The ongoing revival of Angola’s formerly vast coffee industry is getting a boost from the United Nations Conference for Trade and Development (UNCTAD) and the European Union. The Angolan government has prioritized coffee exports as part of its strategy to shift the economy away from oil and toward sustainable sectors.
That strategy has benefitted from a joint program known as “Train for Trade,” with UNCTAD organizing workshops for stakeholders from the coffee and tropical fruits value chains. The stated objective of the EU-UNCTAD Joint Program for Angola is “to improve human and institutional capacities to foster appropriate economic diversification policies in Angola, and to help the country build a more resilient economy capable of eradicating poverty.”
Angola’s coffee production is expected to reach 50,000 metric tons during 2022, a nearly sixfold rise from the 8,700 metric tons harvested in 2019. And it is a massive recovery from the record low of 1,241 tons in 2001.
At the local industry’s peak in 1974, Angola had some 596,000 hectares of land under cultivation of coffee, producing some 228,000 metric tons, the third-highest volume in the world at that time. Coffee was the economy’s mainstay. But following Angola’s independence from Portuguese rule in 1975, the industry was weakened by disruption from civil war, an exodus of farmers and a decline in skilled land management. Today some 53,000 hectares of land are devoted to coffee. Almost all is robusta.
Train for Trade is a capacity building program that invites Angolans from the public, private and academic sectors to draw on best practices, explore new opportunities to diversify activities and craft more sustainable ways to harness Angola’s economic potential. The program takes a holistic approach involving seven components that address the main constraints to social and economic growth in Angola. Train for Trade is part of the official Trade Support Project, also known as ACOM, and it is being financed by the European Union in Angola.

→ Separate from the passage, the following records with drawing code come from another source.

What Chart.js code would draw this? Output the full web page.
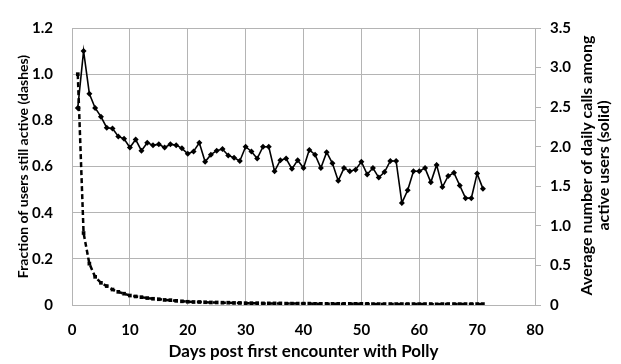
<!DOCTYPE html>
<html>
<head>
<meta charset="utf-8">
<script src="https://cdn.jsdelivr.net/npm/chart.js@4.4.0/dist/chart.umd.min.js"></script>
<style>
	html, body { margin: 0; padding: 0; background: #fff; }
	#chart { display: block; }
</style>
</head>
<body>
<canvas id="chart" width="621" height="364"></canvas>
<script>
// days since first encounter (x)
var days = [1, 2, 3, 4, 5, 6, 7, 8, 9, 10,
	11, 12, 13, 14, 15, 16, 17, 18, 19, 20,
	21, 22, 23, 24, 25, 26, 27, 28, 29, 30,
	31, 32, 33, 34, 35, 36, 37, 38, 39, 40,
	41, 42, 43, 44, 45, 46, 47, 48, 49, 50,
	51, 52, 53, 54, 55, 56, 57, 58, 59, 60,
	61, 62, 63, 64, 65, 66, 67, 68, 69, 70, 71];

// fraction of users still active (dashed, left axis)
var fractionActive = [1.0, 0.312, 0.179, 0.122, 0.096, 0.082, 0.067, 0.057, 0.049, 0.041,
	0.037, 0.034, 0.030, 0.027, 0.025, 0.022, 0.021, 0.018, 0.016, 0.014,
	0.013, 0.013, 0.012, 0.011, 0.011, 0.010, 0.010, 0.009, 0.009, 0.008,
	0.008, 0.008, 0.007, 0.007, 0.007, 0.007, 0.006, 0.006, 0.006, 0.006,
	0.006, 0.005, 0.005, 0.005, 0.005, 0.005, 0.005, 0.005, 0.005, 0.005,
	0.005, 0.004, 0.004, 0.004, 0.004, 0.004, 0.004, 0.004, 0.004, 0.004,
	0.004, 0.004, 0.003, 0.004, 0.004, 0.004, 0.004, 0.004, 0.004, 0.004, 0.004];

// average daily calls among active users (solid, right axis)
var dailyCalls = [2.49, 3.21, 2.67, 2.49, 2.38, 2.24, 2.23, 2.13, 2.10, 1.99,
	2.09, 1.95, 2.05, 2.02, 2.03, 1.99, 2.03, 2.02, 1.98, 1.91,
	1.94, 2.05, 1.81, 1.90, 1.95, 1.97, 1.89, 1.86, 1.82, 2.00,
	1.94, 1.85, 2.00, 2.00, 1.69, 1.83, 1.85, 1.72, 1.83, 1.73,
	1.96, 1.90, 1.73, 1.93, 1.79, 1.57, 1.73, 1.69, 1.71, 1.81,
	1.65, 1.73, 1.61, 1.68, 1.82, 1.82, 1.29, 1.45, 1.69, 1.69,
	1.73, 1.55, 1.77, 1.49, 1.63, 1.67, 1.51, 1.35, 1.35, 1.66, 1.47];

var xTitle = 'Days post first encounter with Polly';
var leftTitle = 'Fraction of users still active (dashes)';
var rightTitleLines = ['Average number of daily calls among', 'active users (solid)'];

var fontFamily = 'Lato, "Open Sans", sans-serif';
var gridColor = '#b4b4b4';
var textColor = '#000';

function points(values) {
	return days.map(function(d, i) { return { x: d, y: values[i] }; });
}

// Chart.js turns a right-hand title the other way, so draw it here
var rightTitle = {
	id: 'rightTitle',
	afterDraw: function(chart) {
		var c = chart.ctx;
		var s = chart.scales.yRight;
		var area = chart.chartArea;
		var cy = (area.top + area.bottom) / 2 - 1;
		c.save();
		c.fillStyle = textColor;
		c.font = 'bold 16px ' + fontFamily;
		c.textAlign = 'center';
		c.textBaseline = 'middle';
		rightTitleLines.forEach(function(line, i) {
			c.save();
			c.translate(s.right - 34 + i * 17, cy);
			c.rotate(-Math.PI / 2);
			c.fillText(line, 0, 0);
			c.restore();
		});
		c.restore();
	}
};

var tickFont = { family: fontFamily, size: 15, weight: 'bold' };

var ctx = document.getElementById('chart').getContext('2d');
new Chart(ctx, {
	type: 'line',
	data: {
		datasets: [{
			label: 'Fraction active',
			data: points(fractionActive),
			yAxisID: 'yLeft',
			borderColor: '#000',
			borderWidth: 2.5,
			borderDash: [5, 3],
			pointStyle: 'rect',
			pointRadius: 2.6,
			pointBackgroundColor: '#000',
			pointBorderColor: '#000',
			pointBorderWidth: 0,
			tension: 0
		}, {
			label: 'Daily calls',
			data: points(dailyCalls),
			yAxisID: 'yRight',
			borderColor: '#000',
			borderWidth: 1.6,
			pointStyle: 'rectRot',
			pointRadius: 3,
			pointBackgroundColor: '#000',
			pointBorderColor: '#000',
			pointBorderWidth: 0,
			tension: 0
		}]
	},
	options: {
		responsive: false,
		animation: false,
		layout: { padding: { top: 13, left: 0, right: 0, bottom: 0 } },
		plugins: {
			legend: { display: false },
			tooltip: { enabled: false }
		},
		scales: {
			x: {
				type: 'linear',
				min: 0,
				max: 80,
				ticks: { stepSize: 10, padding: 16, color: textColor, font: tickFont },
				grid: { color: gridColor, drawTicks: false },
				border: { color: gridColor },
				title: { display: true, text: xTitle, color: textColor, padding: { top: 0, bottom: 2 }, font: { family: fontFamily, size: 17, weight: 'bold' } },
				afterFit: function(s) { s.height = 59; }
			},
			yLeft: {
				position: 'left',
				min: 0,
				max: 1.2,
				ticks: { stepSize: 0.2, padding: 19, color: textColor, font: tickFont },
				grid: { color: gridColor, drawTicks: false },
				border: { color: gridColor },
				title: { display: true, text: leftTitle, color: textColor, padding: { top: 15, bottom: 0 }, font: { family: fontFamily, size: 14, weight: 'bold' } },
				afterFit: function(s) { s.width = 72; }
			},
			yRight: {
				position: 'right',
				min: 0,
				max: 3.5,
				ticks: { stepSize: 0.5, padding: 9, color: textColor, font: tickFont },
				grid: { drawOnChartArea: false, color: gridColor, tickLength: 6 },
				border: { color: gridColor },
				afterFit: function(s) { s.width = 86; }
			}
		}
	},
	plugins: [rightTitle]
});
</script>
</body>
</html>
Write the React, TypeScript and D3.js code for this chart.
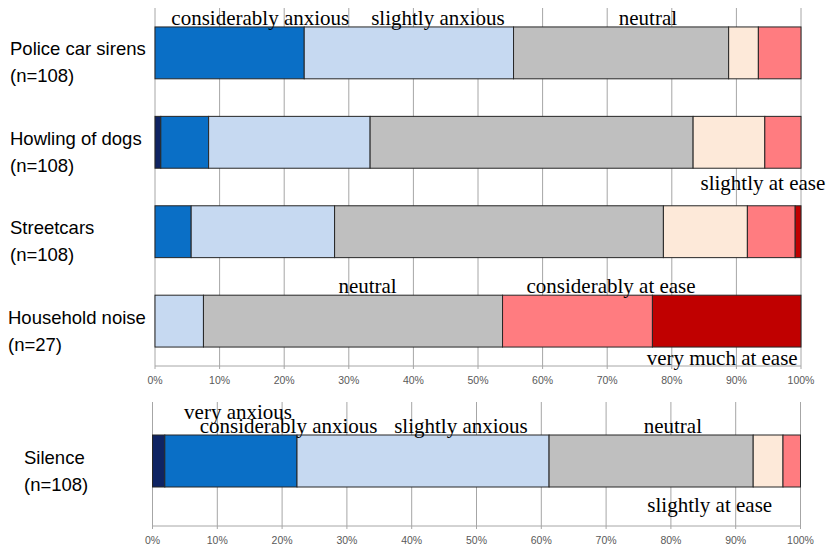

These workshops are just one part of a larger group of activities that have been organized under the umbrella of the UNCTAD’s National Green Export Review (NGER) process in Angola. The workshops target government officials, producers, sector associations and academics from the northwestern provinces of Bengo, Cabinda, Kwanza-Norte, Malanje, Uíge and Zaire, which are among the zones in Angola best suited to farming of coffee and tropical fruit.
At the first NGER workshop in Angola, local stakeholders identified coffee and bananas among the green sectors with significant development potential. This opinion aligns with Angola’s own “Program to Support Production, Export Diversification and Import Substitution,” which includes the coffee and banana value chains among its targets. (The Program is known by its Portuguese-language acronym, PRODESI.) By the end of 2021 a total of 835 projects were approved by commercial banks under PRODESI, a strong record of activity since the 2019 launch. Committed funds total some US$1.75 billion. Not all the projects funded are in the agricultural sector, however.
Beyond coffee and bananas, Angola’s Ministry of Commerce recognizes opportunities for developing green production and exports in other tropical fruits, including mangoes and pineapples. Rising farm output powers exports that earn needed foreign exchange.
Mário Jales, an UNCTAD economic affairs officer who spoke at the opening of one workshop, said that “UNCTAD, in partnership with the Government of Angola and the EU, are dealing with other issues affecting the coffee value chain. These include logistics and transportation which are of paramount importance. ”
Angola’s secretary of state for commerce, Amadeu de Jesus Alves Leitão Nunes, said that the private sector needs to assume a prominent role by constituting the driving force of the country’s economic development. He added that the government continues to work to increase Angola’s international competitiveness.